**PROBLEM DESCRIPTION:** Reproduce the listing exactly and skip over any pictures.

::::::

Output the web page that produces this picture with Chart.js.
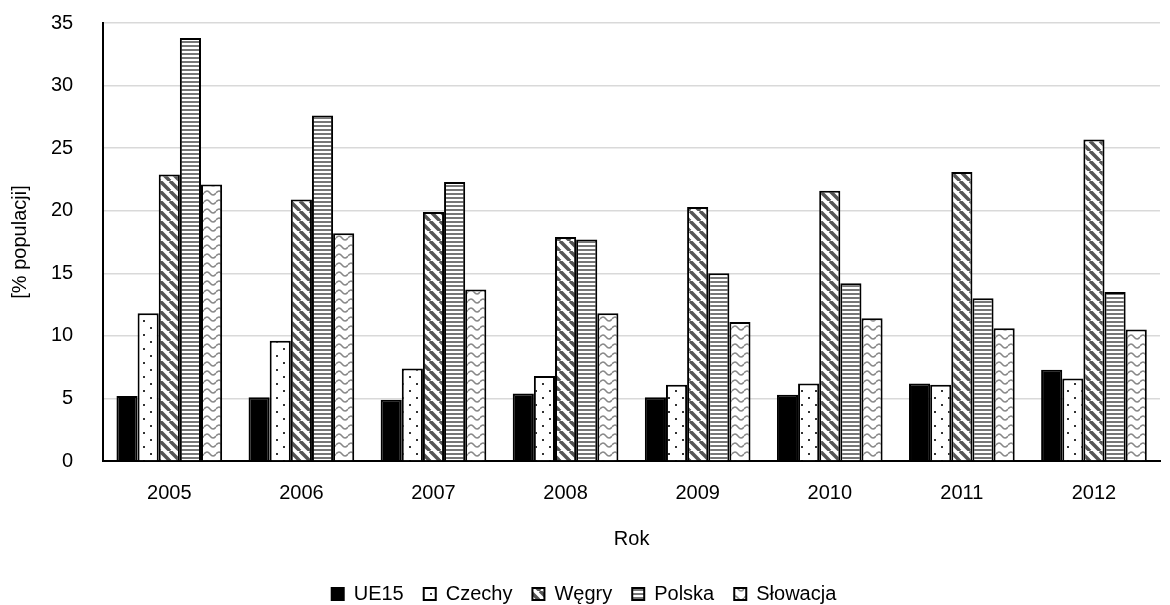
<!DOCTYPE html>
<html lang="pl">
<head>
<meta charset="utf-8">
<title>Wykres</title>
<script src="https://cdn.jsdelivr.net/npm/chart.js@4"></script>
<style>
    html, body { margin: 0; padding: 0; background: #fff; }
    #wrap { width: 1170px; height: 605px; overflow: hidden; }
    #box { width: 1170px; height: 633px; margin-top: -19px; }
</style>
</head>
<body>
<div id="wrap"><div id="box"><canvas id="wykres"></canvas></div></div>
<script>
const lata = ["2005", "2006", "2007", "2008", "2009", "2010", "2011", "2012"];
const ue15 = [5.2, 5.1, 4.9, 5.4, 5.1, 5.3, 6.2, 7.3];
const czechy = [11.8, 9.6, 7.4, 6.8, 6.1, 6.2, 6.1, 6.6];
const wegry = [22.9, 20.9, 19.9, 17.9, 20.3, 21.6, 23.1, 25.7];
const polska = [33.8, 27.6, 22.3, 17.7, 15.0, 14.2, 13.0, 13.5];
const slowacja = [22.1, 18.2, 13.7, 11.8, 11.1, 11.4, 10.6, 10.5];
const yTicks = [0, 5, 10, 15, 20, 25, 30, 35];

document.addEventListener("DOMContentLoaded", function() {
    const ctx = document.getElementById("wykres").getContext("2d");

    // wzory wypełnienia słupków
    function wzor(w, h, rysuj) {
        const c = document.createElement("canvas");
        c.width = w;
        c.height = h;
        const g = c.getContext("2d");
        g.fillStyle = "#fff";
        g.fillRect(0, 0, w, h);
        rysuj(g);
        return ctx.createPattern(c, "repeat");
    }

    const kropki = wzor(14, 14, g => {
        g.fillStyle = "#333";
        g.fillRect(3, 3, 2, 2);
        g.fillRect(10, 10, 2, 2);
    });

    const ukosne = wzor(10, 10, g => {
        g.strokeStyle = "#555";
        g.lineWidth = 3.5;
        for (let i = -10; i <= 20; i += 10) {
            g.beginPath();
            g.moveTo(i, 0);
            g.lineTo(i + 10, 10);
            g.stroke();
        }
    });

    const poziome = wzor(4, 4, g => {
        g.fillStyle = "#777";
        g.fillRect(0, 0, 4, 2);
    });

    const fale = wzor(12, 9, g => {
        g.strokeStyle = "#888";
        g.lineWidth = 1.5;
        g.beginPath();
        g.moveTo(0, 5);
        g.quadraticCurveTo(3, 1, 6, 5);
        g.quadraticCurveTo(9, 9, 12, 5);
        g.stroke();
    });

    Chart.defaults.font.family = "'Liberation Sans', Arial, sans-serif";
    Chart.defaults.font.size = 20;
    Chart.defaults.color = "#000";

    new Chart(ctx, {
        type: "bar",
        data: {
            labels: lata,
            datasets: [
                { label: "UE15", data: ue15, backgroundColor: "#000" },
                { label: "Czechy", data: czechy, backgroundColor: kropki },
                { label: "Węgry", data: wegry, backgroundColor: ukosne },
                { label: "Polska", data: polska, backgroundColor: poziome },
                { label: "Słowacja", data: slowacja, backgroundColor: fale }
            ].map(ds => Object.assign(ds, {
                borderColor: "#000",
                borderWidth: 2,
                categoryPercentage: 0.8,
                barPercentage: 1
            }))
        },
        options: {
            responsive: true,
            maintainAspectRatio: false,
            animation: false,
            layout: { padding: { left: 8, right: 10, top: 0, bottom: 0 } },
            plugins: {
                tooltip: { enabled: false },
                legend: {
                    position: "bottom",
                    labels: {
                        boxWidth: 12,
                        boxHeight: 12,
                        padding: 20
                    }
                }
            },
            scales: {
                x: {
                    grid: { display: false },
                    border: { color: "#000", width: 2 },
                    ticks: { padding: 12 },
                    title: { display: true, text: "Rok", padding: { top: 10, bottom: 13 } }
                },
                y: {
                    min: 0,
                    max: 35,
                    afterBuildTicks: axis => { axis.ticks = yTicks.map(v => ({ value: v })); },
                    grid: { color: "#d9d9d9", lineWidth: 1.5, drawTicks: false },
                    border: { color: "#000", width: 2 },
                    ticks: { padding: 30 },
                    title: { display: true, text: "[% populacji]", padding: { top: 0, bottom: -11 } }
                }
            }
        }
    });
});
</script>
</body>
</html>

::::::

**RESULT:**
Output the web page that produces this picture with Chart.js.
<!DOCTYPE html>
<html lang="pl">
<head>
<meta charset="utf-8">
<title>Wykres</title>
<script src="https://cdn.jsdelivr.net/npm/chart.js@4"></script>
<style>
    html, body { margin: 0; padding: 0; background: #fff; }
    #wrap { width: 1170px; height: 605px; overflow: hidden; }
    #box { width: 1170px; height: 633px; margin-top: -19px; }
</style>
</head>
<body>
<div id="wrap"><div id="box"><canvas id="wykres"></canvas></div></div>
<script>
const lata = ["2005", "2006", "2007", "2008", "2009", "2010", "2011", "2012"];
const ue15 = [5.2, 5.1, 4.9, 5.4, 5.1, 5.3, 6.2, 7.3];
const czechy = [11.8, 9.6, 7.4, 6.8, 6.1, 6.2, 6.1, 6.6];
const wegry = [22.9, 20.9, 19.9, 17.9, 20.3, 21.6, 23.1, 25.7];
const polska = [33.8, 27.6, 22.3, 17.7, 15.0, 14.2, 13.0, 13.5];
const slowacja = [22.1, 18.2, 13.7, 11.8, 11.1, 11.4, 10.6, 10.5];
const yTicks = [0, 5, 10, 15, 20, 25, 30, 35];

document.addEventListener("DOMContentLoaded", function() {
    const ctx = document.getElementById("wykres").getContext("2d");

    // wzory wypełnienia słupków
    function wzor(w, h, rysuj) {
        const c = document.createElement("canvas");
        c.width = w;
        c.height = h;
        const g = c.getContext("2d");
        g.fillStyle = "#fff";
        g.fillRect(0, 0, w, h);
        rysuj(g);
        return ctx.createPattern(c, "repeat");
    }

    const kropki = wzor(14, 14, g => {
        g.fillStyle = "#333";
        g.fillRect(3, 3, 2, 2);
        g.fillRect(10, 10, 2, 2);
    });

    const ukosne = wzor(10, 10, g => {
        g.strokeStyle = "#555";
        g.lineWidth = 3.5;
        for (let i = -10; i <= 20; i += 10) {
            g.beginPath();
            g.moveTo(i, 0);
            g.lineTo(i + 10, 10);
            g.stroke();
        }
    });

    const poziome = wzor(4, 4, g => {
        g.fillStyle = "#777";
        g.fillRect(0, 0, 4, 2);
    });

    const fale = wzor(12, 9, g => {
        g.strokeStyle = "#888";
        g.lineWidth = 1.5;
        g.beginPath();
        g.moveTo(0, 5);
        g.quadraticCurveTo(3, 1, 6, 5);
        g.quadraticCurveTo(9, 9, 12, 5);
        g.stroke();
    });

    Chart.defaults.font.family = "'Liberation Sans', Arial, sans-serif";
    Chart.defaults.font.size = 20;
    Chart.defaults.color = "#000";

    new Chart(ctx, {
        type: "bar",
        data: {
            labels: lata,
            datasets: [
                { label: "UE15", data: ue15, backgroundColor: "#000" },
                { label: "Czechy", data: czechy, backgroundColor: kropki },
                { label: "Węgry", data: wegry, backgroundColor: ukosne },
                { label: "Polska", data: polska, backgroundColor: poziome },
                { label: "Słowacja", data: slowacja, backgroundColor: fale }
            ].map(ds => Object.assign(ds, {
                borderColor: "#000",
                borderWidth: 2,
                categoryPercentage: 0.8,
                barPercentage: 1
            }))
        },
        options: {
            responsive: true,
            maintainAspectRatio: false,
            animation: false,
            layout: { padding: { left: 8, right: 10, top: 0, bottom: 0 } },
            plugins: {
                tooltip: { enabled: false },
                legend: {
                    position: "bottom",
                    labels: {
                        boxWidth: 12,
                        boxHeight: 12,
                        padding: 20
                    }
                }
            },
            scales: {
                x: {
                    grid: { display: false },
                    border: { color: "#000", width: 2 },
                    ticks: { padding: 12 },
                    title: { display: true, text: "Rok", padding: { top: 10, bottom: 13 } }
                },
                y: {
                    min: 0,
                    max: 35,
                    afterBuildTicks: axis => { axis.ticks = yTicks.map(v => ({ value: v })); },
                    grid: { color: "#d9d9d9", lineWidth: 1.5, drawTicks: false },
                    border: { color: "#000", width: 2 },
                    ticks: { padding: 30 },
                    title: { display: true, text: "[% populacji]", padding: { top: 0, bottom: -11 } }
                }
            }
        }
    });
});
</script>
</body>
</html>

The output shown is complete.